The article compares three architectures: dense, MoE (Mixture of Experts), and Hybrid (hybrid model). MoE uses less computation to achieve greater capacity through sparse activation (only activating some "experts"), but has extremely high memory usage. Hybrid (such as Mamba) solves the computational bottleneck of Transformers in long contexts through linear attention or SSM. SmolLM3 adheres to the dense architecture due to its "edge deployment" goal (memory-constrained).

Subsequently, the article turns to the often underestimated Tokenizer. Choosing a tokenizer involves the vocabulary size (affecting the compression rate and the size of the embedding matrix) and the algorithm (BPE is the most commonly used).

The article introduces "Fertility" (average number of Tokens per word) and "consecutive word ratio" as evaluation metrics. By comparing Llama3, Gemma3, Qwen3, etc., SmolLM3 finally chooses the 128k vocabulary of Llama3 because it strikes the best balance between the target language and the model size.

Next, the article explores the core elements that determine the training process: optimizer, learning rate, and batch size. The article points out that directly borrowing the hyperparameters of other models is simple but may not be optimal because these values are optimized for specific architectures, data, and constraints.

Finally, it reviews the classic trade-off between model scale (number of parameters N) and data volume (number of Tokens D).

The Art of Data Management

This part details the "art of data curation", emphasizing that in LLM training, data is the key factor determining what the model "learns", and its importance even exceeds the model architecture.

The model architecture determines how the model learns, while the data determines what the model learns. If the data quality is poor or the "mixing ratio" is inappropriate, no good architecture or hyperparameters can save the situation.

The article points out that building an excellent dataset is not just about collecting good data but designing a training mix.

For example, excessively increasing the proportion of code data ("upsampling") will implicitly reduce the proportion of other data, which may damage the model's general ability.

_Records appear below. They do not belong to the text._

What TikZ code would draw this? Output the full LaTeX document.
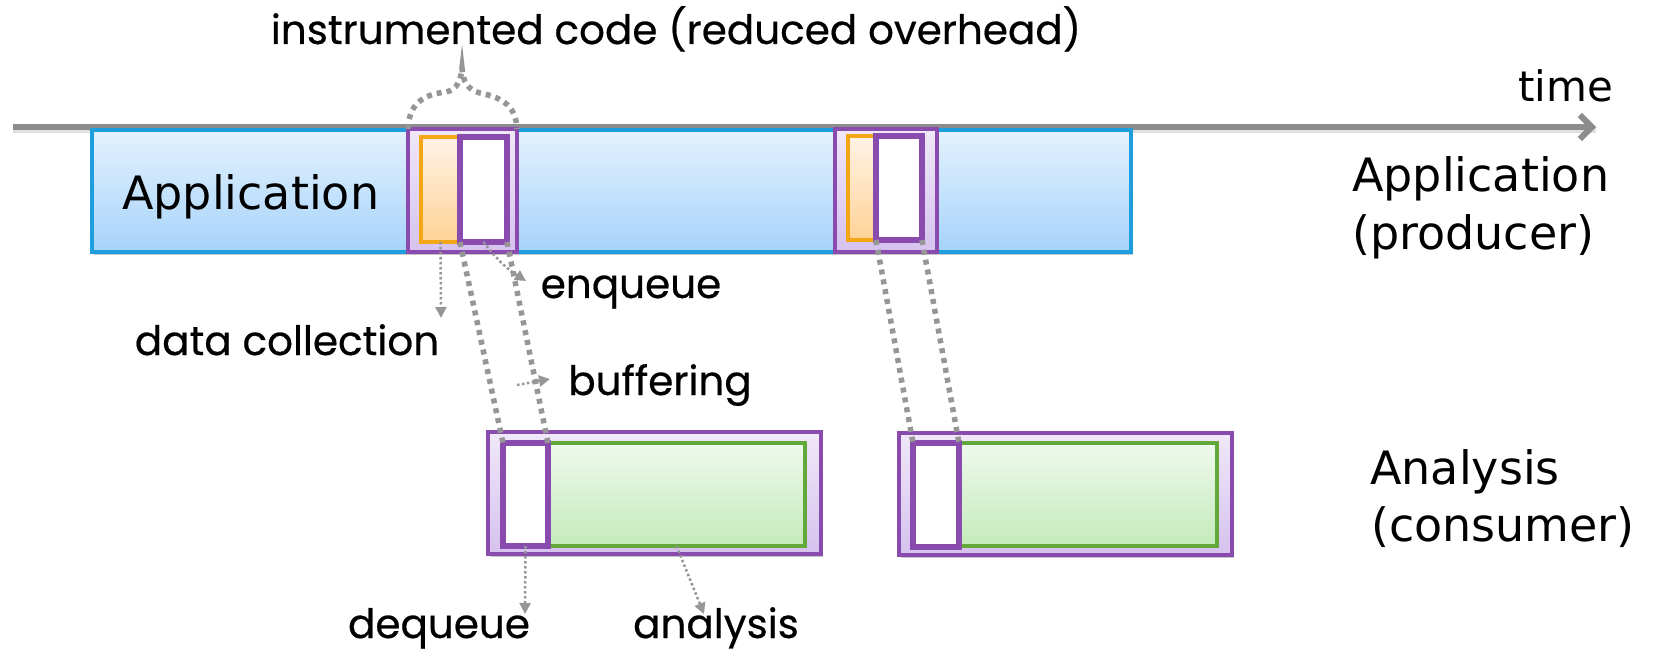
\documentclass[tikz,border=0pt]{standalone}
\usepackage{fontspec}
\setmainfont{DejaVu Sans}
\newfontfamily\handfont{Poppins}[FakeBold=0.5]
\usetikzlibrary{arrows.meta,fit,shadows}

\definecolor{appborder}{RGB}{30,158,220}
\definecolor{apptop}{RGB}{228,242,254}
\definecolor{appbot}{RGB}{166,211,250}
\definecolor{instborder}{RGB}{137,76,174}
\definecolor{insttop}{RGB}{240,232,249}
\definecolor{instbot}{RGB}{214,194,238}
\definecolor{orborder}{RGB}{243,166,22}
\definecolor{ortop}{RGB}{255,243,230}
\definecolor{orbot}{RGB}{255,210,150}
\definecolor{grborder}{RGB}{98,168,58}
\definecolor{grtop}{RGB}{238,249,236}
\definecolor{grbot}{RGB}{196,235,186}
\definecolor{linkgray}{RGB}{150,150,150}
\definecolor{axisgray}{RGB}{140,140,140}

\begin{document}
\begin{tikzpicture}[x=1pt,y=-1pt,
  box/.style={draw, inner sep=0pt, outer sep=0pt, line width=3.5pt},
  shade/.style={drop shadow={shadow xshift=2pt, shadow yshift=-3pt, opacity=0.22, fill=black}},
  appbox/.style={box, shade, draw=appborder, top color=apptop, bottom color=appbot},
  instbox/.style={box, shade, draw=instborder, top color=insttop, bottom color=instbot},
  orangebox/.style={box, draw=orborder, top color=ortop, bottom color=orbot},
  slotbox/.style={box, draw=instborder, fill=white, line width=6pt},
  greenbox/.style={box, draw=grborder, top color=grtop, bottom color=grbot},
  link/.style={draw=linkgray, line width=5.5pt, dash pattern=on 5pt off 5pt},
  pointer/.style={draw=linkgray, line width=2.5pt, dash pattern=on 2.5pt off 2.5pt,
    -{Triangle[length=11pt,width=11pt]}},
  axis/.style={draw=axisgray, line width=6pt,
    -{Straight Barb[length=12pt,width=24pt]}},
  handlabel/.style={font=\handfont\fontsize{40.5}{46}\selectfont, inner sep=0pt, anchor=base},
  sanslabel/.style={font=\fontsize{46}{54}\selectfont, inner sep=0pt, anchor=base west}
]
\useasboundingbox (0,0) rectangle (1657,652);

% time axis
\coordinate (tStart) at (13,127);
\coordinate (tEnd) at (1596,127);
\draw[axis, preaction={draw=black, opacity=0.12, line width=6pt, transform canvas={yshift=-3pt}, arrows=-}] (tStart) -- (tEnd);
\node[sanslabel, font=\fontsize{42}{48}\selectfont] (timeLbl) at (1518,102) {time};

% producer row
\node[appbox, fit={(92,130) (408,252)}] (app1) {};
\node[appbox, fit={(517,130) (835,252)}] (app2) {};
\node[appbox, fit={(937,130) (1131,252)}] (app3) {};
\node[sanslabel] (appLbl) at (122,210) {Application};

\node[instbox, fit={(408,129) (517,252)}] (inst1) {};
\node[orangebox, fit={(421,137) (460,242)}] (orange1) {};
\node[slotbox, fit={(460,137) (507,242)}] (slot1) {};

\node[instbox, fit={(835,129) (937,252)}] (inst2) {};
\node[orangebox, fit={(848,136) (876,240)}] (orange2) {};
\node[slotbox, fit={(876,136) (922,240)}] (slot2) {};

\node[sanslabel] (prodLbl1) at (1352,192) {Application};
\node[sanslabel] (prodLbl2) at (1352,250) {(producer)};

% consumer row
\node[instbox, fit={(488,432) (821,554)}] (cons1) {};
\node[greenbox, fit={(548,443) (805,546)}] (green1) {};
\node[slotbox, fit={(503,443) (548,546)}] (cslot1) {};

\node[instbox, fit={(899,433) (1232,555)}] (cons2) {};
\node[greenbox, fit={(959,443) (1217,546)}] (green2) {};
\node[slotbox, fit={(913,443) (959,547)}] (cslot2) {};

\node[sanslabel] (consLbl1) at (1370,484) {Analysis};
\node[sanslabel] (consLbl2) at (1371,541) {(consumer)};

% brace over the instrumented code
\coordinate (braceTip) at (462,68);
\draw[link] (inst1.north west) .. controls (409,100) and (428,94) .. (446,92)
  .. controls (457,90) and (461,80) .. (braceTip)
  .. controls (463,82) and (468,90) .. (480,93)
  .. controls (505,98) and (516,108) .. (inst1.north east);
\node[handlabel] (titleLbl) at (676,44) {instrumented code (reduced overhead)};

% queue links between producer and consumer
\draw[link] (slot1.south west) -- (cslot1.north west);
\draw[link] (slot1.south east) -- (cslot1.north east);
\draw[link] (slot2.south west) -- (cslot2.north west);
\draw[link] (slot2.south east) -- (cslot2.north east);

% annotation pointers
\coordinate (dcEnd) at (441,318);
\coordinate (enqEnd) at (526,281);
\coordinate (bufStart) at (517,385);
\coordinate (bufEnd) at (550,379);
\coordinate (deqEnd) at (525,614);
\coordinate (anaEnd) at (704,614);
\draw[pointer] (orange1.south) -- (dcEnd);
\draw[pointer] (slot1.south) to[bend right=10] (enqEnd);
\draw[pointer] (bufStart) -- (bufEnd);
\draw[pointer] (cslot1.south) -- (deqEnd);
\draw[pointer] (green1.south) -- (anaEnd);

\node[handlabel] (dcLbl) at (287,355) {data collection};
\node[handlabel] (enqLbl) at (631,298) {enqueue};
\node[handlabel] (bufLbl) at (660,395) {buffering};
\node[handlabel] (deqLbl) at (439,638) {dequeue};
\node[handlabel] (anaLbl) at (716,638) {analysis};
\end{tikzpicture}
\end{document}
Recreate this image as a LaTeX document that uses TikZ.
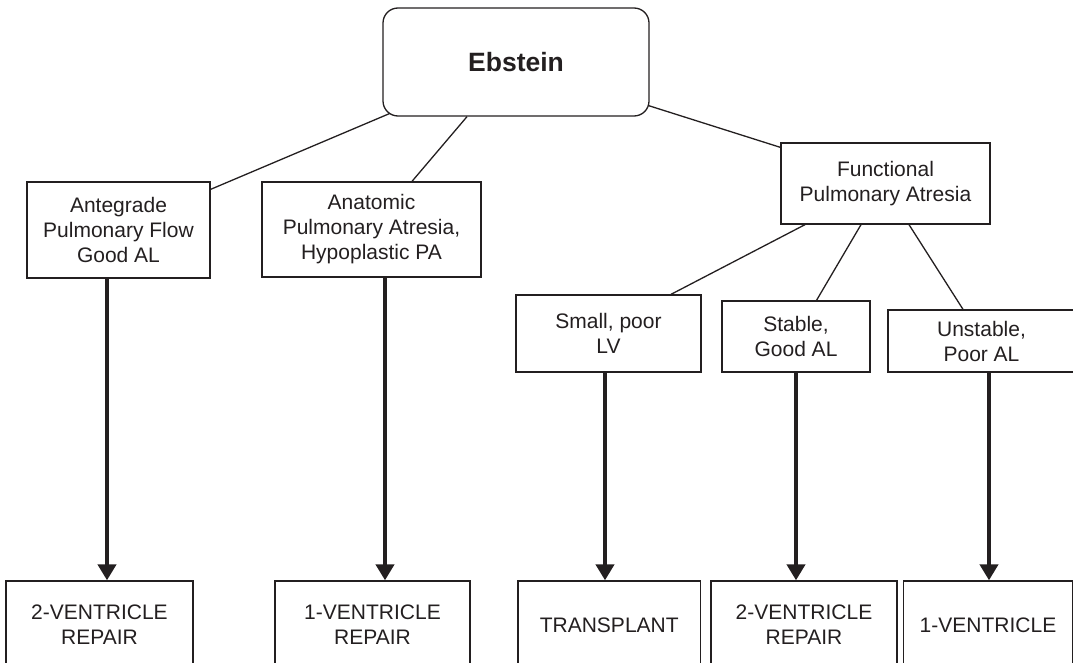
\documentclass[tikz,border=0pt]{standalone}
\usepackage{fontspec}
\setmainfont{Liberation Sans}
\usetikzlibrary{arrows.meta}
\definecolor{ink}{RGB}{35,31,32}
\begin{document}
\begin{tikzpicture}[x=1pt,y=-1pt,
  box/.style={draw=ink,line width=1.3pt,rectangle,inner sep=0pt,align=center,text=ink,font=\fontsize{21}{25}\selectfont},
  link/.style={draw=ink,line width=1.3pt},
  arr/.style={draw=ink,line width=4pt,-{Triangle[width=18pt,length=16pt]}}]
\useasboundingbox (0,0) rectangle (1073,663);
\clip (0,0) rectangle (1073,663);
% top
\node[box,rounded corners=15pt,minimum width=266pt,minimum height=108pt,font=\bfseries\fontsize{26.5}{30}\selectfont] (ebs) at (516,62) {Ebstein};
% second level
\node[box,minimum width=183pt,minimum height=96pt] (ant) at (118.5,230) {Antegrade\\Pulmonary Flow\\Good AL};
\node[box,minimum width=219pt,minimum height=95pt] (anat) at (371.5,229.5) {Anatomic\\Pulmonary Atresia,\\Hypoplastic PA};
\node[box,minimum width=209pt,minimum height=81pt] (fun) at (885.5,183.5) {Functional\\Pulmonary Atresia};
% third level
\node[box,minimum width=185pt,minimum height=77pt] (small) at (608.5,333.5) {Small, poor\\LV};
\node[box,minimum width=148pt,minimum height=71pt] (stab) at (796,336.5) {Stable,\\Good AL};
\node[box,minimum width=187pt,minimum height=62pt] (unst) at (981.5,341) {Unstable,\\Poor AL};
% outcomes
\node[box,minimum width=187pt,minimum height=88pt] (r1) at (99.5,625) {2-VENTRICLE\\REPAIR};
\node[box,minimum width=195pt,minimum height=88pt] (r2) at (372.5,625) {1-VENTRICLE\\REPAIR};
\node[box,minimum width=182.5pt,minimum height=88pt] (r3) at (609.25,625) {TRANSPLANT};
\node[box,minimum width=186pt,minimum height=88pt] (r4) at (804,625) {2-VENTRICLE\\REPAIR};
\node[box,minimum width=169pt,minimum height=88pt] (r5) at (988,625) {1-VENTRICLE};
% links
\draw[link] ([shift={(7,-3)}]ebs.south west) -- ([shift={(0,8)}]ant.north east);
\draw[link] ([shift={(-49,0)}]ebs.south) -- ([shift={(40.5,0)}]anat.north);
\draw[link] ([shift={(-1,-11)}]ebs.south east) -- ([shift={(0,5)}]fun.north west);
\draw[link] ([shift={(-80.5,0)}]fun.south) -- ([shift={(62.5,0)}]small.north);
\draw[link] ([shift={(-24.5,0)}]fun.south) -- ([shift={(20.5,0)}]stab.north);
\draw[link] ([shift={(23.5,0)}]fun.south) -- ([shift={(-18.5,0)}]unst.north);
% arrows
\draw[arr] ([xshift=-11.5pt]ant.south) -- ([xshift=7.5pt]r1.north);
\draw[arr] ([xshift=13.5pt]anat.south) -- ([xshift=12.5pt]r2.north);
\draw[arr] ([xshift=-3.5pt]small.south) -- ([xshift=-4.25pt]r3.north);
\draw[arr] (stab.south) -- ([xshift=-8pt]r4.north);
\draw[arr] ([xshift=7.5pt]unst.south) -- ([xshift=1pt]r5.north);
\end{tikzpicture}
\end{document}
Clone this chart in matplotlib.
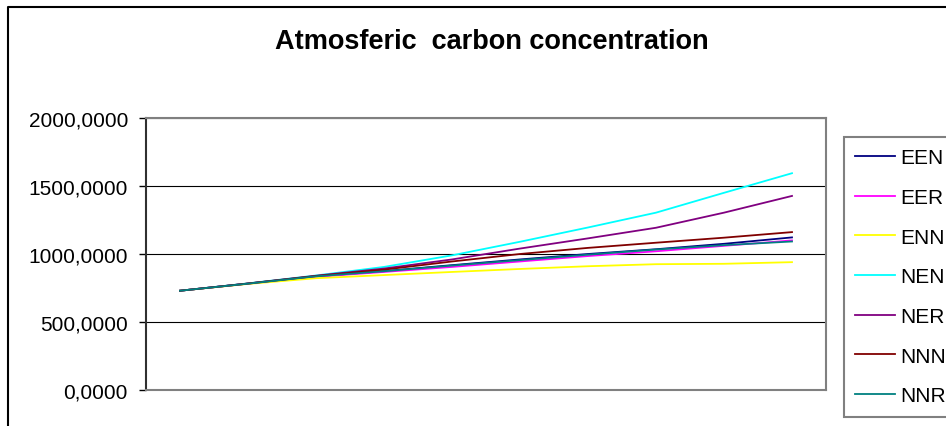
import numpy as np
import matplotlib
matplotlib.use("Agg")
import matplotlib.pyplot as plt
from matplotlib.lines import Line2D
from matplotlib.ticker import FuncFormatter

plt.rcParams['font.family'] = ['Liberation Sans', 'DejaVu Sans']

# datos (10 periodos)
periods = np.arange(10)
EEN = [730, 782, 836, 874, 918, 960, 1000, 1035, 1075, 1122]
EER = [730, 782, 832, 868, 905, 945, 985, 1020, 1060, 1100]
ENN = [730, 780, 822, 845, 868, 890, 910, 925, 928, 940]
NEN = [730, 784, 842, 905, 990, 1090, 1195, 1304, 1450, 1594]
NER = [730, 783, 840, 893, 960, 1040, 1115, 1193, 1304, 1427]
NNN = [730, 783, 838, 885, 945, 1000, 1045, 1083, 1120, 1161]
NNR = [730, 782, 836, 873, 915, 955, 995, 1033, 1065, 1092]

series_names = ["EEN", "EER", "ENN", "NEN", "NER", "NNN", "NNR"]
series_vals = [EEN, EER, ENN, NEN, NER, NNN, NNR]
colores = ["#000080", "#FF00FF", "#FFFF00", "#00FFFF", "#800080", "#800000", "#008080"]

W, H = 946, 427
fig = plt.figure(figsize=(W / 100, H / 100), dpi=100)
ax = fig.add_axes([146 / W, 36 / H, 680 / W, 272 / H])

for nombre, vals, c in zip(series_names, series_vals, colores):
    ax.plot(periods, vals, color=c, lw=1.3, label=nombre)

ax.set_xlim(-0.5, 9.5)
ax.set_ylim(0, 2000)
ax.set_yticks([0, 500, 1000, 1500, 2000])
ax.yaxis.set_major_formatter(FuncFormatter(lambda v, p: ("%.4f" % v).replace(".", ",")))
ax.set_xticks([])
ax.tick_params(axis='y', direction='out', length=5, width=1, pad=8, labelsize=15, colors='black')
ax.grid(axis='y', color='black', lw=0.8)
ax.set_axisbelow(True)
for s in ['top', 'right', 'bottom']:
    ax.spines[s].set_color('#808080')
    ax.spines[s].set_linewidth(1.5)
ax.spines['left'].set_color('#303030')
ax.spines['left'].set_linewidth(1.5)

fig.text(492 / W, 1 - 42 / H, "Atmosferic  carbon concentration", ha='center', va='center',
         fontsize=19.5, fontweight='bold')

leg = fig.legend(loc='upper left', bbox_to_anchor=(844 / W, 1 - 138 / H), borderaxespad=0,
                 fontsize=15, handlelength=1.9, handletextpad=0.25, labelspacing=0.99,
                 fancybox=False, edgecolor='#808080', framealpha=1, borderpad=0.55)
leg.get_frame().set_linewidth(1.5)

# borde exterior del area del grafico
fig.add_artist(Line2D([8 / W, 8 / W, 1.0], [0, 1 - 8 / H, 1 - 8 / H], transform=fig.transFigure,
                      color='black', lw=1.5))

fig.savefig("out.png", dpi=100)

In addition, for extremely long training like SmolLM3, which requires 11T Tokens, using only "the highest quality" data will lead to serious data duplication, which is harmful to model performance.

To solve these balance problems, modern LLM training has evolved from "static mixing" (such as GPT - 3) to multi-stage training (such as Llama3, SmolLM2). This method dynamically changes the data mixing ratio during the training process.

The core insight is that the final behavior of the model is deeply influenced by the data it sees at the end of training. Therefore, the strategy is:

• In the early stage of training, use rich, diverse but slightly lower-quality data (such as web text).
• At the end of training (especially in the "annealing stage" of learning rate decay), introduce scarce, high-quality data (such as professional mathematics and code datasets) to maximize its influence.